For Krys Kolanos as an individual, this is a remarkable accomplishment and a capper to what’s been a year of resurgence for the forward.
For the Calgary Flames organization, the signing sends another important message. With the NHL team constantly on the search for young players to develop, the Flames are often up against the 50 contract reserve limit. As a result, the team has turned to utilizing AHL deals with the notion that if individuals perform well, they get NHL contracts. Signed to AHL contracts last season, Abbotsford defender Joe Piskula and forward Carter Bancks were rewarded with NHL deals for this season. In the case of Kolanos, he was performing so well that the team simply could not wait to sign him to a deal – possibly thinking that if they waited, he may have been snapped up by another organization.

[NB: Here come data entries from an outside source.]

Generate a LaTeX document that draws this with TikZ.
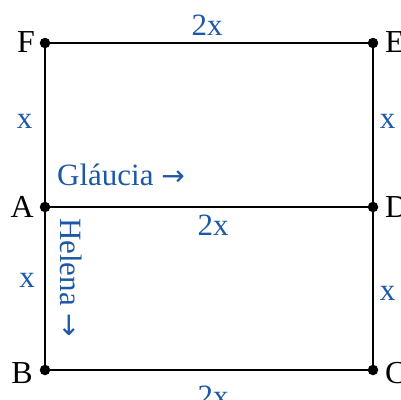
\documentclass[tikz,border=0pt]{standalone}
\usepackage{fontspec}
\setmainfont{Liberation Serif}
\newfontfamily\arrowfont{DejaVu Sans}
\definecolor{lblblue}{RGB}{28,88,166}
\begin{document}
\begin{tikzpicture}[x=1pt,y=-1pt,
  dot/.style={circle,fill=black,inner sep=0pt,minimum size=10.5pt},
  edge/.style={line width=2.3pt},
  pt/.style={inner sep=0pt,font=\fontsize{32}{38}\selectfont},
  lbl/.style={inner sep=0pt,text=lblblue,font=\fontsize{31}{37}\selectfont}]
\useasboundingbox (0,0) rectangle (401,399);
\node[dot] (F) at (45,43) {};
\node[dot] (E) at (373,43) {};
\node[dot] (A) at (45,207) {};
\node[dot] (D) at (373,207) {};
\node[dot] (B) at (45,370) {};
\node[dot] (C) at (373,370) {};
\draw[edge] (F) -- (E);
\draw[edge] (E) -- (D);
\draw[edge] (D) -- (C);
\draw[edge] (C) -- (B);
\draw[edge] (B) -- (A);
\draw[edge] (A) -- (F);
\draw[edge] (A) -- (D);
\node[pt,anchor=base east] (lF) at (35,52) {F};
\node[pt,anchor=base west] (lE) at (385,52) {E};
\node[pt,anchor=base east] (lA) at (34,217) {A};
\node[pt,anchor=base west] (lD) at (385,217) {D};
\node[pt,anchor=base east] (lB) at (33,383) {B};
\node[pt,anchor=base west] (lC) at (385,383) {C};
\node[lbl,anchor=base] (t1) at (207,35) {2x};
\node[lbl,anchor=base] (t2) at (24.5,128) {x};
\node[lbl,anchor=base] (t3) at (387.5,128) {x};
\node[lbl,anchor=base west] (g) at (57,185) {Gláucia {\arrowfont\fontsize{28}{34}\selectfont →}};
\node[lbl,anchor=base] (t4) at (213,235) {2x};
\node[lbl,anchor=base] (t5) at (27,287) {x};
\node[lbl,anchor=base] (t6) at (387.5,300) {x};
\node[lbl,anchor=base west,rotate=-90] (h) at (60,218) {Helena {\arrowfont\fontsize{28}{34}\selectfont →}};
\node[lbl,anchor=base] (t7) at (213,406) {2x};
\end{tikzpicture}
\end{document}
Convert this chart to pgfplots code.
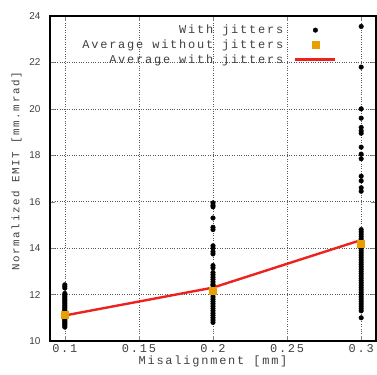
\documentclass[border=0pt]{standalone}
\usepackage{fontspec}
\setmainfont{Liberation Mono}[LetterSpace=15]
\newfontfamily\sansnum{Liberation Sans}
\usepackage{pgfplots}
\pgfplotsset{compat=1.18}
\definecolor{gporange}{RGB}{232,160,0}
\definecolor{gpred}{RGB}{237,34,30}
\begin{document}
\begin{tikzpicture}
\begin{axis}[
  scale only axis,
  width=326bp, height=325bp,
  xmin=0.09, xmax=0.31, ymin=10, ymax=24,
  xtick={0.1,0.15,0.2,0.25,0.3},
  xticklabels={0.1,0.15,0.2,0.25,0.3},
  ytick={10,12,14,16,18,20,22,24},
  /pgf/number format/assume math mode=true,
  xticklabel style={font=\fontsize{12}{14}\selectfont},
  yticklabel style={font=\fontsize{10}{12}\sansnum, xshift=-6bp},
  xlabel={Misalignment [mm]},
  ylabel={Normalized EMIT [mm.mrad]},
  label style={font=\fontsize{12}{14}\selectfont, text=black!75},
  ticklabel style={text=black!75},
  xlabel style={yshift=4bp},
  ylabel style={font=\fontsize{10.9}{13}\selectfont, at={(ticklabel cs:0.522)}, yshift=1bp},
  grid=major,
  major grid style={dotted, black!65, line width=0.5pt},
  tick align=inside,
  major tick length=5bp,
  axis line style={line width=1.2pt},
  legend cell align=right,
  legend plot pos=right,
  legend image code/.code={\path (0bp,0bp) (40bp,0bp);
    \draw[mark repeat=2,mark phase=2,#1] plot coordinates {(0bp,0bp)(20bp,0bp)(40bp,0bp)};},
  legend style={draw=none, fill=none, at={(0.889,0.985)}, anchor=north east,
    font=\fontsize{12}{14}\selectfont, text=black!75, row sep=0.5bp,
    /tikz/every odd column/.append style={column sep=9bp}},
]
\addplot[only marks, mark=*, mark size=2.3bp, black, forget plot] coordinates {
(0.1,12.42)(0.1,12.35)(0.1,12.28)(0.1,12.05)(0.1,11.98)(0.1,11.92)(0.1,11.85)(0.1,11.8)(0.1,11.74)(0.1,11.68)(0.1,11.62)(0.1,11.55)(0.1,11.5)(0.1,11.44)(0.1,11.38)(0.1,11.32)(0.1,11.26)(0.1,11.2)(0.1,11.15)(0.1,11.1)(0.1,11.05)(0.1,11.0)(0.1,10.95)(0.1,10.9)(0.1,10.85)(0.1,10.8)(0.1,10.75)(0.1,10.7)(0.1,10.65)(0.1,10.6)
(0.2,15.95)(0.2,15.85)(0.2,15.78)(0.2,15.3)(0.2,14.9)(0.2,14.8)(0.2,14.1)(0.2,14.0)(0.2,13.85)(0.2,13.75)(0.2,13.25)(0.2,13.15)(0.2,12.95)(0.2,12.85)(0.2,12.75)(0.2,12.65)(0.2,12.55)(0.2,12.45)(0.2,12.4)(0.2,12.3)(0.2,12.2)(0.2,12.1)(0.2,12.0)(0.2,11.9)(0.2,11.8)(0.2,11.7)(0.2,11.6)(0.2,11.5)(0.2,11.4)(0.2,11.3)(0.2,11.2)(0.2,11.1)(0.2,11.0)(0.2,10.9)(0.2,10.8)
(0.3,23.55)(0.3,21.8)(0.3,20.0)(0.3,19.6)(0.3,19.2)(0.3,19.05)(0.3,18.95)(0.3,18.35)(0.3,18.05)(0.3,17.85)(0.3,17.1)(0.3,16.9)(0.3,16.6)(0.3,16.45)(0.3,14.8)(0.3,14.7)(0.3,14.6)(0.3,14.5)(0.3,14.4)(0.3,14.3)(0.3,14.2)(0.3,14.1)(0.3,14.0)(0.3,13.9)(0.3,13.8)(0.3,13.7)(0.3,13.6)(0.3,13.5)(0.3,13.4)(0.3,13.3)(0.3,13.2)(0.3,13.1)(0.3,13.0)(0.3,12.9)(0.3,12.8)(0.3,12.7)(0.3,12.6)(0.3,12.5)(0.3,12.4)(0.3,12.3)(0.3,12.2)(0.3,12.1)(0.3,12.0)(0.3,11.9)(0.3,11.8)(0.3,11.7)(0.3,11.6)(0.3,11.5)(0.3,11.4)(0.3,11.3)(0.3,11.0)
};
\addplot[gpred, line width=2.4pt, mark=none, forget plot] coordinates {(0.1,11.1)(0.2,12.3)(0.3,14.35)};
\addplot[only marks, mark=square*, mark size=3.5bp, gporange, forget plot] coordinates {(0.1,11.12)(0.2,12.18)(0.3,14.18)};
\addlegendimage{only marks, mark=*, mark size=2.3bp, black}
\addlegendentry{With jitters}
\addlegendimage{only marks, mark=square*, mark size=3.5bp, gporange}
\addlegendentry{Average without jitters}
\addlegendimage{gpred, line width=2.4pt, mark=none}
\addlegendentry{Average with jitters}
\end{axis}
\pgfresetboundingbox
\path (current axis.south west) ++(-50bp,-34bp) coordinate (bl);
\path (current axis.north east) ++(1bp,16bp) coordinate (tr);
\path[use as bounding box] (bl) rectangle (tr);
\end{tikzpicture}
\end{document}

For Kolanos, an NHL contract is a great pat on the back for a job well done and a tremendous comeback season. For the Flames organization, it’s a signal that general manager Jay Feaster’s talk about earning things and meritocracies isn’t just a lot of hot air. A two-year, two-way NHL minimum wage deal for Krys Kolanos is a very low-risk proposition, but the message it sends to the rest of the players in the organization is immeasurable.